You are the new team member

Remember, there are a whole set of unwritten rules, processes, and social hierarchies associated with your team. Each team handles conflicts, suggestions, recommendations, and accepting work differently. Since you are the outsider coming in on your new job, your teammates expect you to integrate with them, not them integrate with you (which is why interviewing to find out about the team is so critically important in a job search).

Start off right by communicating well right from the beginning of your new job.

  • Good points on the career change; a nice place to start. I harp quite a bit on the “you must know yourself” so you get the right types of work, so going into depth on those ten items will be needed.

    Thanks for leaving the comment; I really appreciate it!

  • Very nice, Chuck! Drop me a note if the offer comes through. You have done a great job in the interview process.

  • this is such a good read. thanks a lot for this. most of us change jobs a lot without even realizing why we are changing in the first place. this blog is a good way for us to stop, breathe and think first before jumping into a new job again. who knows maybe after improving our ways in communicating, we won’t need to change jobs that often. P.S. I suggest you also check out http://sn.im/103mkj – it’s a nice read about 10 steps to having a successful career change.

  • Chuck Strouse says:

    Another great and timely post! I expect to have a job offer this week for a new job and this information and the book will be very valuable.

  • This is a nice summary. I definitely agree with listening more than you talk when you first start a job.
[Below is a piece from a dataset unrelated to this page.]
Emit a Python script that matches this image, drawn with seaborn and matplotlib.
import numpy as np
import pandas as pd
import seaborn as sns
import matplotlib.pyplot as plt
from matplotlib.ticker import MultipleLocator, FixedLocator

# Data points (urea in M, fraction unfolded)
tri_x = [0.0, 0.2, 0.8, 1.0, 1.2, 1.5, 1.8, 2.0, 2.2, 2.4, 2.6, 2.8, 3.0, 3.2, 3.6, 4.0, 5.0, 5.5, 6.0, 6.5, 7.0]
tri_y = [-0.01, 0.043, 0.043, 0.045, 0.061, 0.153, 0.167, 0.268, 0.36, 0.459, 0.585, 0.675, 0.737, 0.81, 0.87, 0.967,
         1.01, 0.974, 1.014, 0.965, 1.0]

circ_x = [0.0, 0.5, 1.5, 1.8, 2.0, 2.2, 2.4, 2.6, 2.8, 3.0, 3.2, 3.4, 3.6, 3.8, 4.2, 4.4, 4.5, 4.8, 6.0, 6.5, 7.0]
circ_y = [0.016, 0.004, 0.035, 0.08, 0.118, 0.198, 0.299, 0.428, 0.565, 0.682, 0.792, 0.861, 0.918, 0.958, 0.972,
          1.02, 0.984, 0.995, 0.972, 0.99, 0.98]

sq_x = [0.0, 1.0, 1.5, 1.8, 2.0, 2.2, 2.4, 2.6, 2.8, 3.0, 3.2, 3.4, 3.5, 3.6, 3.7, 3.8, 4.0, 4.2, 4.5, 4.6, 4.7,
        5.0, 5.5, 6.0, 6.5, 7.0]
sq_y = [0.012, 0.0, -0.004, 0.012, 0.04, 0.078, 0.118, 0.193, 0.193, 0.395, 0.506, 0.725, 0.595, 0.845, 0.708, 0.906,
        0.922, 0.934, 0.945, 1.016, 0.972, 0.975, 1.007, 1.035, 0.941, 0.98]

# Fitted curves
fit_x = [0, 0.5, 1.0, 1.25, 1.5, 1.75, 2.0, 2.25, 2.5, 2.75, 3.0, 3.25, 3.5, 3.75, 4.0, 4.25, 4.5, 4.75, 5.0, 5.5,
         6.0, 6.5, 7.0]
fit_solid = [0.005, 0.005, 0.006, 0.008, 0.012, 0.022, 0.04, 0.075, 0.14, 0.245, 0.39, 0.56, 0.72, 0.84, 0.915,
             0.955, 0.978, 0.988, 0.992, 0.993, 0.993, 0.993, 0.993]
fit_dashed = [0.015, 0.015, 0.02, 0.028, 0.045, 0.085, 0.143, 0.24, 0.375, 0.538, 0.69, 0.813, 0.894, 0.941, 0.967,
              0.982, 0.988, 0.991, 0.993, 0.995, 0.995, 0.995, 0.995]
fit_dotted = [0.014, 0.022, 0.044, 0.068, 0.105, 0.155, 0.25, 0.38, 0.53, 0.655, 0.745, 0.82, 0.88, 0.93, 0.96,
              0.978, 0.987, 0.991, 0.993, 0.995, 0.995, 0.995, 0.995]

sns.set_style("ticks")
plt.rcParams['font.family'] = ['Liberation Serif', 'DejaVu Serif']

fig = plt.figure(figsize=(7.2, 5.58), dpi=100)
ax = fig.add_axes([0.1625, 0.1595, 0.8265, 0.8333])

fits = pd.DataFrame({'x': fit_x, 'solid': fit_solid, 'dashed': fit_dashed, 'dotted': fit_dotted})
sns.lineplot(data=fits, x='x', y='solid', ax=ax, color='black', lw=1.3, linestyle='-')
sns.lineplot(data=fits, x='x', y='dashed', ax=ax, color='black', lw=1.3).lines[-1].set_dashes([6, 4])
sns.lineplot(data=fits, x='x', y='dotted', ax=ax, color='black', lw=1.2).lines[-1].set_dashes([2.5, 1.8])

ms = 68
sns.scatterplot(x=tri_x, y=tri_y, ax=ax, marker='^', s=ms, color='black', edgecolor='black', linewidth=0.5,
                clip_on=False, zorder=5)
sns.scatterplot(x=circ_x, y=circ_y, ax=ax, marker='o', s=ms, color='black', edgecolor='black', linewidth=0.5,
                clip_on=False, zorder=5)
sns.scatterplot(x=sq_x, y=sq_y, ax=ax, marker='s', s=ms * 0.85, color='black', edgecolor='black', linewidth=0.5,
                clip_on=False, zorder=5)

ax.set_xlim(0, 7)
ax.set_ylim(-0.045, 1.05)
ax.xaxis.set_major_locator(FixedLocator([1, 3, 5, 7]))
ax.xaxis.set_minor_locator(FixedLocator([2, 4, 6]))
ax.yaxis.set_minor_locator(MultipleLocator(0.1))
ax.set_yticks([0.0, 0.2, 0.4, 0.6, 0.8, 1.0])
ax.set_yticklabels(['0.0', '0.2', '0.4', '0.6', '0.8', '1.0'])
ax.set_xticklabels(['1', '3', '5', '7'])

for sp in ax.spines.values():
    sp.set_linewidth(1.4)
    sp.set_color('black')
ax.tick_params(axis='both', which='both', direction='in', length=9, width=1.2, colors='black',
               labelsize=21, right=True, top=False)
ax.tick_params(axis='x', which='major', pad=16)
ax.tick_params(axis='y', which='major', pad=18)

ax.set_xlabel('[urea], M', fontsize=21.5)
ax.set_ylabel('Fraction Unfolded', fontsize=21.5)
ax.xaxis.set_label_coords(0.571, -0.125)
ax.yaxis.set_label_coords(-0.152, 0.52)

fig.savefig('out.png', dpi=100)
    I’m a big talker, but I make sure I am all ears as my senses are on high alert whenever I come into a new situation. The sooner you understand the environment you are in, the sooner you can start adding to progress of the team in a way that everyone will enjoy.

    Another thing I would add is for you to try and do something new within the first few weeks. After you have a better understanding of the team you are working with, share and article or idea that someone might fight interesting.

    If you are going to own your career, you have to show others what you can bring to the table. Nobody is going to reach in your head and pull out what you know, so you should begin sharing some of your insights, without being a know it all.